RDA scheme attracts $7.3bn in 40 months, eases forex pressure
KARACHI: Foreign currency inflows through Roshan Digital Account (RDA) reached $7.337 billion by the end of January 2024, data from the State Bank of Pakistan showed on Tuesday.
RDA inflows were $142 million in January, which was a decline from the month before when it performed better. These inflows came to a total of $160 million in December.
Since its launch in September 2020, the RDA initiative has become a noteworthy source of inflows for Pakistan, despite a monthly decline. This helps Pakistan's foreign exchange reserves, which are currently at $8 billion, not much more than two months' worth of essential imports, but it's still better than the $3.1 billion they were at just over a year ago.
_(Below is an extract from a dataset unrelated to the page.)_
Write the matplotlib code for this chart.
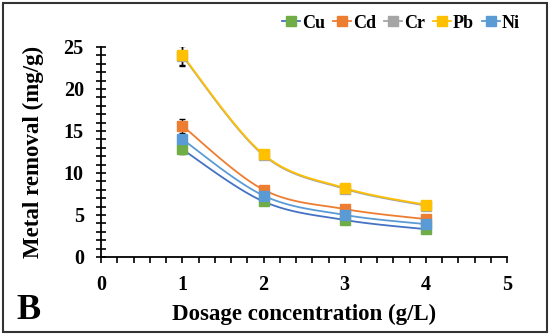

Of the total amount received, $4.556 billion has been used locally and $1.550 billion has been repatriated. The SBP data showed that after this, the net repatriable liabilities stood at $1.231 billion.
Non-resident Pakistanis (NRPs) can use the RDA facility to remotely open accounts with specific Pakistani banks and conduct banking activities like money transfers, utility, education, and other service payments, as well as investments in Pakistan, through an online system.
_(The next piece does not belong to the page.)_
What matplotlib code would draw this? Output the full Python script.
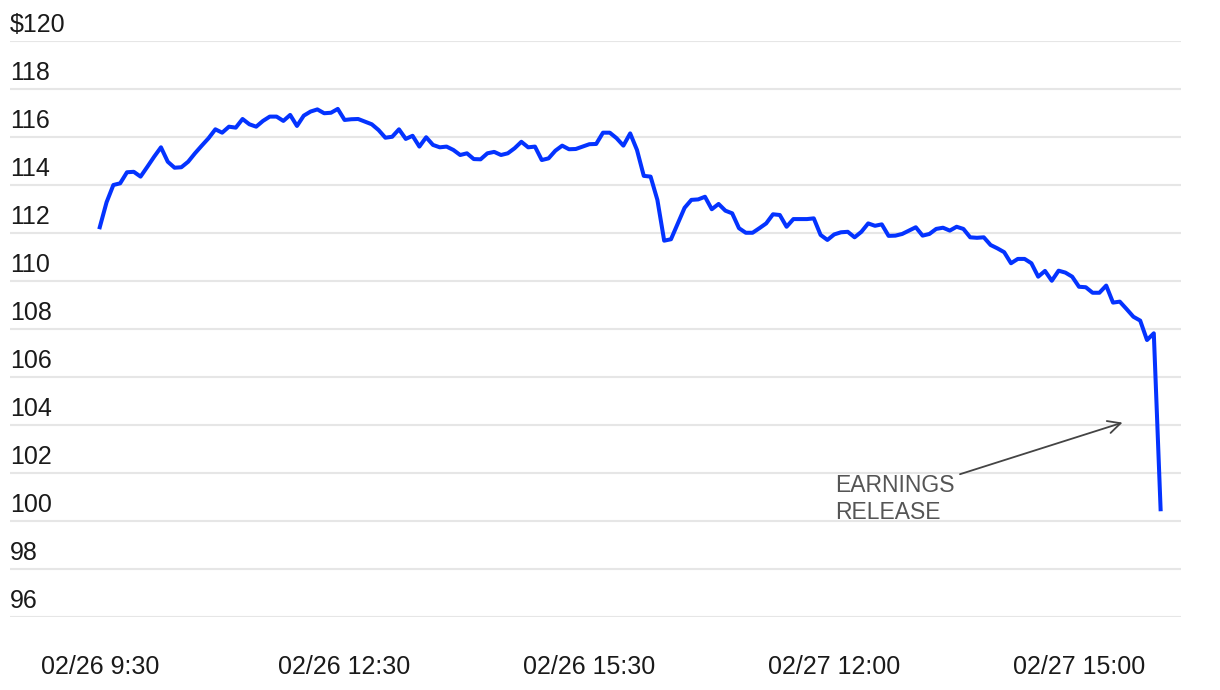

Every RDA inflow and outflow is recorded in Pakistan's balance of payments statement, and it affects the foreign exchange reserves of the nation. The SBP data revealed that between September 2020 and January 2024, net investments through RDA totaled $830 million. $302 million was invested in conventional NPCs and $498 million went to Naya Pakistan Certificates (NPCs) (Islamic). $30 million was invested in the stock market. There were additional liabilities of $21 million. There was a $380 million account balance and $1.231 billion in net repatriable liabilities.
Pakistanis living abroad find it more appealing to invest in dollar-denominated NPCs since the yield on their US dollar investment is higher than that of holding their money in any foreign bank.
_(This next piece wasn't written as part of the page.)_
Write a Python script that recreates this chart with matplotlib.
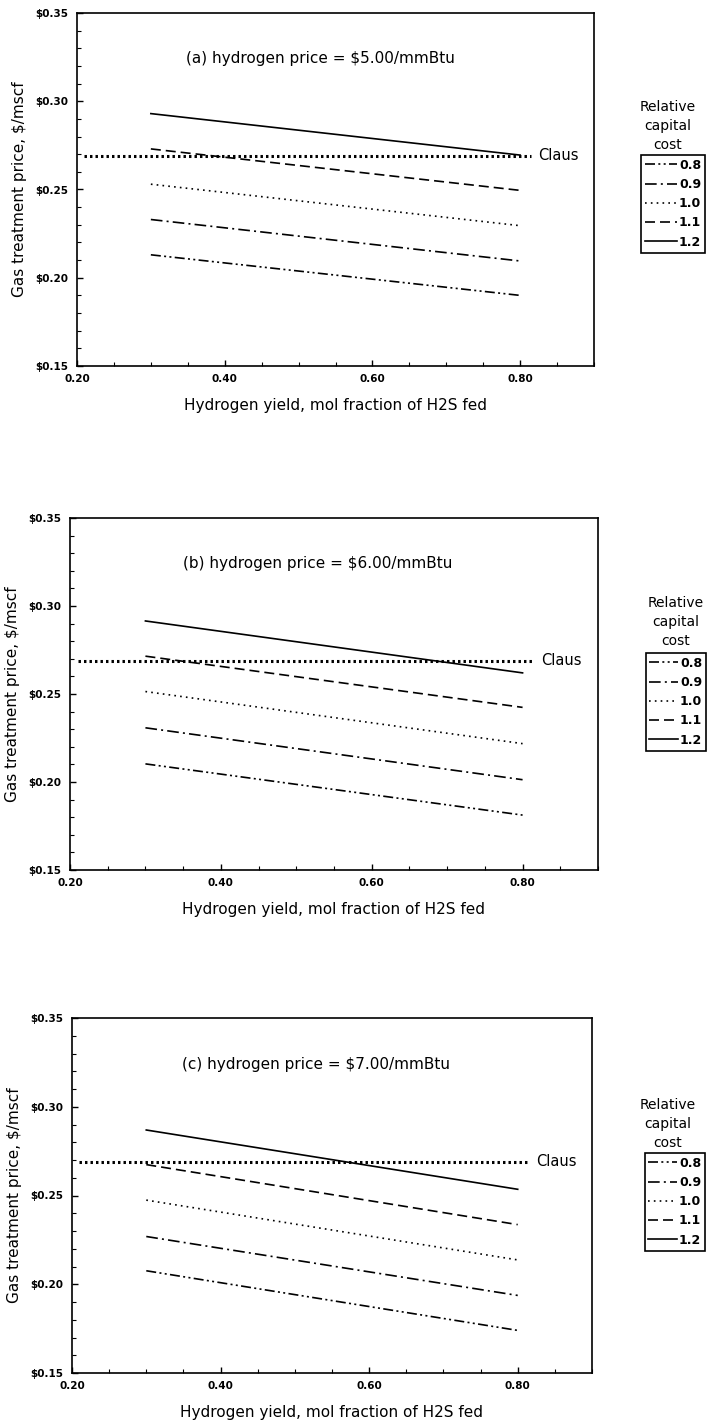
import numpy as np
import matplotlib
matplotlib.use("Agg")
import matplotlib.pyplot as plt
from matplotlib.ticker import MultipleLocator, FuncFormatter

# hydrogen yield (start / end of each curve)
yield_x = [0.30, 0.80]
capital_costs = ["0.8", "0.9", "1.0", "1.1", "1.2"]

# gas treatment price, $/mscf, per panel and relative capital cost
price_a = {"0.8": [0.213, 0.190], "0.9": [0.233, 0.2095], "1.0": [0.253, 0.2295],
           "1.1": [0.273, 0.2495], "1.2": [0.293, 0.2695]}
price_b = {"0.8": [0.2103, 0.1812], "0.9": [0.2308, 0.2013], "1.0": [0.2514, 0.2218],
           "1.1": [0.2715, 0.2424], "1.2": [0.2915, 0.262]}
price_c = {"0.8": [0.2076, 0.1740], "0.9": [0.2269, 0.1937], "1.0": [0.2474, 0.2137],
           "1.1": [0.2674, 0.2336], "1.2": [0.2869, 0.2535]}

claus_x = [0.21, 0.815]
claus_price = 0.269

panel_titles = ["(a) hydrogen price = $5.00/mmBtu",
                "(b) hydrogen price = $6.00/mmBtu",
                "(c) hydrogen price = $7.00/mmBtu"]

styles = {"0.8": (0, (6, 2, 1.2, 2, 1.2, 2)),
          "0.9": (0, (7, 2.5, 1.2, 2.5)),
          "1.0": (0, (1, 2.5)),
          "1.1": (0, (6, 3)),
          "1.2": "-"}

W, H = 708, 1425
fig = plt.figure(figsize=(W / 100, H / 100), dpi=100)

# pixel boxes: left, top, right, bottom
boxes = [(77, 13, 594, 366), (70, 518, 598, 870), (72, 1018, 592, 1373)]
# legend box (right, top) and legend title (center x, bottom) in pixels
leg_pos = [(705, 155, 668, 152), (706, 653, 676, 648), (705, 1153, 668, 1150)]

for i, (data, title) in enumerate(zip([price_a, price_b, price_c], panel_titles)):
    l, t, r, b = boxes[i]
    ax = fig.add_axes([l / W, 1 - b / H, (r - l) / W, (b - t) / H])
    for c in capital_costs:
        ax.plot(yield_x, data[c], color="black", lw=1.2, linestyle=styles[c], label=c)
    ax.plot(claus_x, [claus_price, claus_price], color="black", lw=2.2,
            linestyle=(0, (0.8, 1.0)))
    ax.text(claus_x[1] + 0.01, claus_price, "Claus", fontsize=10.5, va="center", ha="left")

    ax.set_xlim(0.2, 0.9)
    ax.set_ylim(0.15, 0.35)
    ax.xaxis.set_major_locator(MultipleLocator(0.2))
    ax.xaxis.set_minor_locator(MultipleLocator(0.05))
    ax.yaxis.set_major_locator(MultipleLocator(0.05))
    ax.yaxis.set_minor_locator(MultipleLocator(0.01))
    ax.set_xticks([0.2, 0.4, 0.6, 0.8])
    ax.xaxis.set_major_formatter(FuncFormatter(lambda v, p: "%.2f" % v))
    ax.yaxis.set_major_formatter(FuncFormatter(lambda v, p: "$%.2f" % v))
    ax.tick_params(which="both", direction="in", top=False, right=False)
    ax.tick_params(which="major", length=4, width=1, labelsize=7.5, pad=6)
    ax.tick_params(which="minor", length=3, width=0.8)
    for lab in ax.get_xticklabels() + ax.get_yticklabels():
        lab.set_fontweight("bold")
    for s in ax.spines.values():
        s.set_linewidth(1.2)

    ax.text(0.47, 0.87, title, transform=ax.transAxes, ha="center", va="center", fontsize=11)
    ax.set_xlabel("Hydrogen yield, mol fraction of H2S fed", fontsize=11, labelpad=10)
    ax.set_ylabel("Gas treatment price, $/mscf", fontsize=11, labelpad=6)

    lx, ly, tx, ty = leg_pos[i]
    to_ax = lambda px, py: ((px - l) / (r - l), 1 - (py - t) / (b - t))
    leg = ax.legend(loc="upper right", bbox_to_anchor=to_ax(lx, ly), fontsize=9,
                    handlelength=2.6 if i == 0 else 2.3, handletextpad=0.15,
                    borderpad=0.3, labelspacing=0.5, borderaxespad=0,
                    fancybox=False, frameon=True, edgecolor="black", framealpha=1)
    leg.get_frame().set_linewidth(1.2)
    for txt in leg.get_texts():
        txt.set_fontweight("bold")
    ax_tx, ax_ty = to_ax(tx, ty)
    ax.text(ax_tx, ax_ty, "Relative\ncapital\ncost", transform=ax.transAxes,
            ha="center", va="bottom", fontsize=10, linespacing=1.45)

fig.savefig("out.png", dpi=100)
Amidst political turmoil following the contentious and inconclusive nationwide elections on February 8, international rating agencies have expressed concern regarding Pakistan's vulnerable external position.
The current International Monetary Fund's $3 billion loan programme expires next month, and getting a new, much larger one is regarded as the incoming administration's top priority. Though, the nation receives the IMF funding, a $1 billion bond payment in two months will severely deplete the country’s foreign reserves.
Analysts believe that, in light of Pakistan's low foreign exchange reserves relative to its significant and imminent external debt repayment obligations, it is vital to enter another IMF programme.